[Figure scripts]
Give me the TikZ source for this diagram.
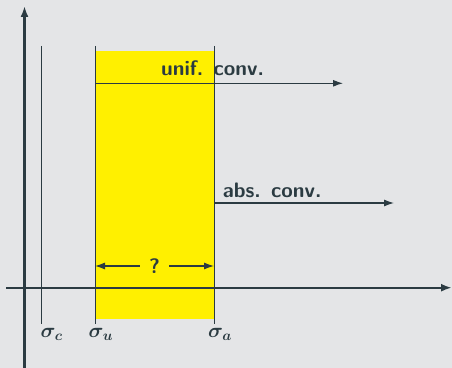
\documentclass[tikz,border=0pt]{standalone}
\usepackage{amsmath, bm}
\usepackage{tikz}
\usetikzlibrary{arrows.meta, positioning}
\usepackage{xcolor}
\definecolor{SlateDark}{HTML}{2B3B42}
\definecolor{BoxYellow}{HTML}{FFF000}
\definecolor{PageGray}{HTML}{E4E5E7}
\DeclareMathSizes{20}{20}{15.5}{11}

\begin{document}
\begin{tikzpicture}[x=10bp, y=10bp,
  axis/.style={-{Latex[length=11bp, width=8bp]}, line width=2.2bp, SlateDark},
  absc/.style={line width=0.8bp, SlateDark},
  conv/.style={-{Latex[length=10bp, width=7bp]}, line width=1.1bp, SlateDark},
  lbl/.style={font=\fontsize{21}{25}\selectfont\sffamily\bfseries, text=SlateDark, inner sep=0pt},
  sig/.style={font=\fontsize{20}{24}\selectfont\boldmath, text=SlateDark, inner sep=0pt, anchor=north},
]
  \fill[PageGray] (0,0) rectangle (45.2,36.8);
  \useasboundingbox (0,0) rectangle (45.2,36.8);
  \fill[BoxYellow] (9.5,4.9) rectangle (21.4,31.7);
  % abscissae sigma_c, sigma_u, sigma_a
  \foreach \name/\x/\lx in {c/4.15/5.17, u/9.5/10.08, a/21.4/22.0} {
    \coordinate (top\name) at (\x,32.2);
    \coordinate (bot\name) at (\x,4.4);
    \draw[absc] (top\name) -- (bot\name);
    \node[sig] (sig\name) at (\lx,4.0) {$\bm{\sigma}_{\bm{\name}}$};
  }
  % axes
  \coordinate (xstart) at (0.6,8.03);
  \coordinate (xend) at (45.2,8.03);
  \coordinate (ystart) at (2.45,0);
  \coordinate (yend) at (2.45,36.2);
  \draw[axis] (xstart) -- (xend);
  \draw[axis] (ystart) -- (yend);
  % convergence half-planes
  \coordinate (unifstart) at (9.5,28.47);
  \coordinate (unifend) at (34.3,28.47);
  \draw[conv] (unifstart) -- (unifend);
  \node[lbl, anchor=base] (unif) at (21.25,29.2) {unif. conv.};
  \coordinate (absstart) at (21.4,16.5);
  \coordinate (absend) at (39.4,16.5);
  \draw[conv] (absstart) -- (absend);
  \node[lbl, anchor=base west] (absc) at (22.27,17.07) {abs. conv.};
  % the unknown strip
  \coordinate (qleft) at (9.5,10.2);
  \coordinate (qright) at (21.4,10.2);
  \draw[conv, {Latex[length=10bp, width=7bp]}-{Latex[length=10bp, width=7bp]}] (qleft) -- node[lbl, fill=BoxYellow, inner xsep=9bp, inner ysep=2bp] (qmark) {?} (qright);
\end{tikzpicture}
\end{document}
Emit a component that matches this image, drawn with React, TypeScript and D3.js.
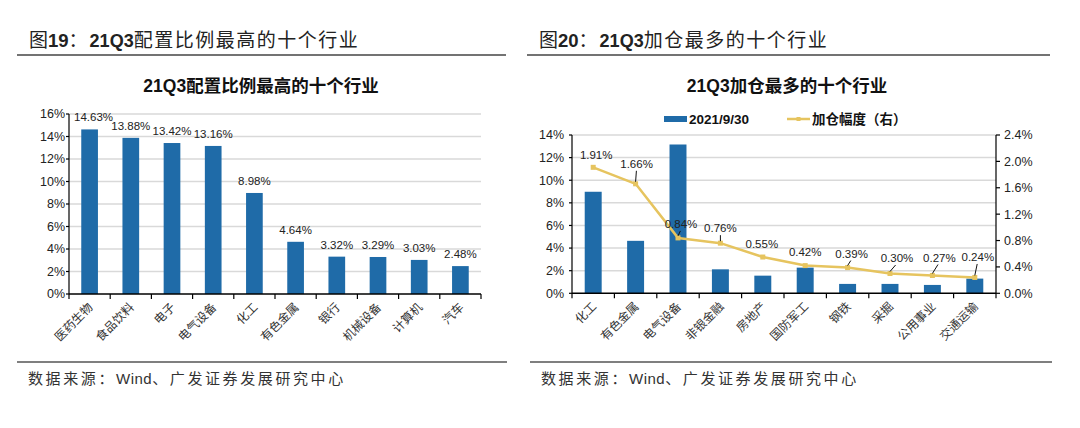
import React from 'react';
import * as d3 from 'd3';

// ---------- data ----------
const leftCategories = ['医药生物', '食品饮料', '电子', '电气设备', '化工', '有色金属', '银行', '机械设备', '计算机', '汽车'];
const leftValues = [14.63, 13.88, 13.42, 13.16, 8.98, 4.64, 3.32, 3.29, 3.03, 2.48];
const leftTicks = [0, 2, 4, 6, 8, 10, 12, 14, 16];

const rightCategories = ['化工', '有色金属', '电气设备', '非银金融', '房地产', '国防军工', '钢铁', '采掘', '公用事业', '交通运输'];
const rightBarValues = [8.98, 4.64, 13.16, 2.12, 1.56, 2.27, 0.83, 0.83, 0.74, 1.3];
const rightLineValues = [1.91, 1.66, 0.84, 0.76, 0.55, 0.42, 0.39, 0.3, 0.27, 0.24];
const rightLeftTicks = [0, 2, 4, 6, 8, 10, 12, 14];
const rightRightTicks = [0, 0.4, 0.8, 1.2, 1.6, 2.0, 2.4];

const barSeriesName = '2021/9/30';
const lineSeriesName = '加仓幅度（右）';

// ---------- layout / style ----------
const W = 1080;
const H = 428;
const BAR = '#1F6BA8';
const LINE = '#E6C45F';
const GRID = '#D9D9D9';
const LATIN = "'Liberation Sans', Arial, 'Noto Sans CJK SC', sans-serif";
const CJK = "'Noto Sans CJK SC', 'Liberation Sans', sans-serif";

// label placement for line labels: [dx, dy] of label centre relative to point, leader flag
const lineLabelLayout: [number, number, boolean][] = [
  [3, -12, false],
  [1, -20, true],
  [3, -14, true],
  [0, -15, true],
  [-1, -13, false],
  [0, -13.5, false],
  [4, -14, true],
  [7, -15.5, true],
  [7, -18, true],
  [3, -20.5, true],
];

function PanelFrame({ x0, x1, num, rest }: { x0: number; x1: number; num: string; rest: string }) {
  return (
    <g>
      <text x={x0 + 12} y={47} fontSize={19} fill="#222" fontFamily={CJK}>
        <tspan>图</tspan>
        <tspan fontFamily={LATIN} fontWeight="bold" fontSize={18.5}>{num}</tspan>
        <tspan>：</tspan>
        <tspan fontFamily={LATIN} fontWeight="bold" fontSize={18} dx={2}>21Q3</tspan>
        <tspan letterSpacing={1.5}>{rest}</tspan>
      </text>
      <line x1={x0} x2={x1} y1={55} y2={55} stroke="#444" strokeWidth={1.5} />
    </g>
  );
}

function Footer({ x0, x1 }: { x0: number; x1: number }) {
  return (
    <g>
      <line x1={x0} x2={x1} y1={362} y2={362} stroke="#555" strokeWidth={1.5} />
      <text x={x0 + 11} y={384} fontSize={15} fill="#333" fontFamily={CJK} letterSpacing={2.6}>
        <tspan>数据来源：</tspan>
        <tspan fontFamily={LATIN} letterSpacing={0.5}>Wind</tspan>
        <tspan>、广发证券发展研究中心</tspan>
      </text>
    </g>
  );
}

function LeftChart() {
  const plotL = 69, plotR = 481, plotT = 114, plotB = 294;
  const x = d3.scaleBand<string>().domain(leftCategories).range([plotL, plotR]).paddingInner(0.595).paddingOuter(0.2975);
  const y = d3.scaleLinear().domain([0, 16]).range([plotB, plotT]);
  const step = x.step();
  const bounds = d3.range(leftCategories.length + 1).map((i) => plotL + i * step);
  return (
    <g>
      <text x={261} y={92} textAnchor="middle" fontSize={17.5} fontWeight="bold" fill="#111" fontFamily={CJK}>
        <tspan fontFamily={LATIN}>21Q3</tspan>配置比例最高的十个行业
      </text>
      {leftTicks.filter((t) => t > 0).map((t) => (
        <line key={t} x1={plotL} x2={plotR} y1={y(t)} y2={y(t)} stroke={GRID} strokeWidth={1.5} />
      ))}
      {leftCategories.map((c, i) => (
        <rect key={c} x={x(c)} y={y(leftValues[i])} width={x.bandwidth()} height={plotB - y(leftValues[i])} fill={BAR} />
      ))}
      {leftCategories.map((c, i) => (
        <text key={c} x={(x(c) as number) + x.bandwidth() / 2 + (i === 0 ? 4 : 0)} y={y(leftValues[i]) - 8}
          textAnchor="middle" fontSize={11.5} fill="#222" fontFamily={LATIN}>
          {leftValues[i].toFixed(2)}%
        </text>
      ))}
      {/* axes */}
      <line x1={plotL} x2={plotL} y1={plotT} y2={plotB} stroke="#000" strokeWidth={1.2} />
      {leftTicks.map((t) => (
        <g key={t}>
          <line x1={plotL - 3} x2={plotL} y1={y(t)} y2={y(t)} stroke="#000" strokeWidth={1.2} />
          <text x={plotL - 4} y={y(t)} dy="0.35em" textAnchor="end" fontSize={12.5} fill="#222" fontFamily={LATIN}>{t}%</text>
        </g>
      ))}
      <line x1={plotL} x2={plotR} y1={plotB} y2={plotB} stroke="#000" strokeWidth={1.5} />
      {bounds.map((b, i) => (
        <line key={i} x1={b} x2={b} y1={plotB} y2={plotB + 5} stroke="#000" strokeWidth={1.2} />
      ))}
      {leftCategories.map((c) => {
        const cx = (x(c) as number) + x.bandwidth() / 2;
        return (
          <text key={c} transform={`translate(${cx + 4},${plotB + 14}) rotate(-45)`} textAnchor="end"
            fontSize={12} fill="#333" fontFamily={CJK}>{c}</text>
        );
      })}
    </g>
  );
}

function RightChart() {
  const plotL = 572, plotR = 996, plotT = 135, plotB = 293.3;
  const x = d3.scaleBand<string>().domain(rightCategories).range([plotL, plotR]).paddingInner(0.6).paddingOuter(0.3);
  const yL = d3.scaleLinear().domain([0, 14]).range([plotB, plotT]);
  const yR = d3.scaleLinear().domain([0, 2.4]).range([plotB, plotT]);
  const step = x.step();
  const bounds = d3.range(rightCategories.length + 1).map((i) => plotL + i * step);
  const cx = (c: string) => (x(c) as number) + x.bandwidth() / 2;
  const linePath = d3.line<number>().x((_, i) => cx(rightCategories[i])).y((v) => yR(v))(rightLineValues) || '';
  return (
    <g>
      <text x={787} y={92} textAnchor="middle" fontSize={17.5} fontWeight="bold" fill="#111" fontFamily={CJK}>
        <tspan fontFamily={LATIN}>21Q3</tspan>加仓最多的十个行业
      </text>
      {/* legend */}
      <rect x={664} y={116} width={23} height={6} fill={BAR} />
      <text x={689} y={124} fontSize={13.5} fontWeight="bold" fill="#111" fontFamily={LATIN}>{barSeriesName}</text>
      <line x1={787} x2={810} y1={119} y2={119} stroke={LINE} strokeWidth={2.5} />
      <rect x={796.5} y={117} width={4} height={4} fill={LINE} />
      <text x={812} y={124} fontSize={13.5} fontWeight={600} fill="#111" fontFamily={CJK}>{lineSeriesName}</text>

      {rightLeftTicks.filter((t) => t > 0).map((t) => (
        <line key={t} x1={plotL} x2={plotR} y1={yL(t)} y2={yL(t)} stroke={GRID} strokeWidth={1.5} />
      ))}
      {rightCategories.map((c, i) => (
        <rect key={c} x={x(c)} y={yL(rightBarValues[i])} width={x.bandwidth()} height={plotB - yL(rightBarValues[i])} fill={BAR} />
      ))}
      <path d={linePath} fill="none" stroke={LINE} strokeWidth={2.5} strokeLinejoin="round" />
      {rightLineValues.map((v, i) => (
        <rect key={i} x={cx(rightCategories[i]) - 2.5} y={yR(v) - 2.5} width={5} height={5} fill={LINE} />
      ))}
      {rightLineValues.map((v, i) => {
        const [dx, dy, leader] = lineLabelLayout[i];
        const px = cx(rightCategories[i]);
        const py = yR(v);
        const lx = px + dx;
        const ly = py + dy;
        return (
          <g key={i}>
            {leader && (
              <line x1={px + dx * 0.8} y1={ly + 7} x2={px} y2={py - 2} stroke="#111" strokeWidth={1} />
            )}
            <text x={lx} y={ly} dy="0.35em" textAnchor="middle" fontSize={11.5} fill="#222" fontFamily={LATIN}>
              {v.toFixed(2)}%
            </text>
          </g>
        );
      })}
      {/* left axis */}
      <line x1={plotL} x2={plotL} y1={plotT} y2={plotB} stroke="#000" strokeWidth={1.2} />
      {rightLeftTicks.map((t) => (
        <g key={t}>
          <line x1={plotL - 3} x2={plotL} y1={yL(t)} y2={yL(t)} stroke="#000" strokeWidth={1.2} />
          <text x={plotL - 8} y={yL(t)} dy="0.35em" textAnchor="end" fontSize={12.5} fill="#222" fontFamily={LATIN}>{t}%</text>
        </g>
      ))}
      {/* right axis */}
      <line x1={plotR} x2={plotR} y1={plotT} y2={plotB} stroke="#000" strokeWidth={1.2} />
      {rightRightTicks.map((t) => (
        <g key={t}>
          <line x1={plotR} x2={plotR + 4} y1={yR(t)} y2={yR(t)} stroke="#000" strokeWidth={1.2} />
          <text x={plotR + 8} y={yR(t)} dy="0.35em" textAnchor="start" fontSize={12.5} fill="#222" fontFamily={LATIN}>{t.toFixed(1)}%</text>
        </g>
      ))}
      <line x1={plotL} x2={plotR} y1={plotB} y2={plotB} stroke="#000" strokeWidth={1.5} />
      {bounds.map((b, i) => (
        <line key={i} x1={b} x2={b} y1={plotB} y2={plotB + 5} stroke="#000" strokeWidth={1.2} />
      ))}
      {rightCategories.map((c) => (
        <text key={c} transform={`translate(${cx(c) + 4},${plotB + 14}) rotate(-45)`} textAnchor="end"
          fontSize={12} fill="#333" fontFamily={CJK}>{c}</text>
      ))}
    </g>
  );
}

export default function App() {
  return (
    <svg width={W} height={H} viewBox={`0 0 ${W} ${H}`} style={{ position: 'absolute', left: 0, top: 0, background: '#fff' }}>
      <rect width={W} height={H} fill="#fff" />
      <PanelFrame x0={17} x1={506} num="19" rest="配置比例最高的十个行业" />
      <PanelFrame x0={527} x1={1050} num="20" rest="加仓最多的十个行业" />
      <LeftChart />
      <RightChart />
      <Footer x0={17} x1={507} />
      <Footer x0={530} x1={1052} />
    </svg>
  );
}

**Exercise instructions**
Pull every line containing "React" from the data.

**The answer**
Emit a component that matches this image, drawn with React, TypeScript and D3.js.
import React from 'react';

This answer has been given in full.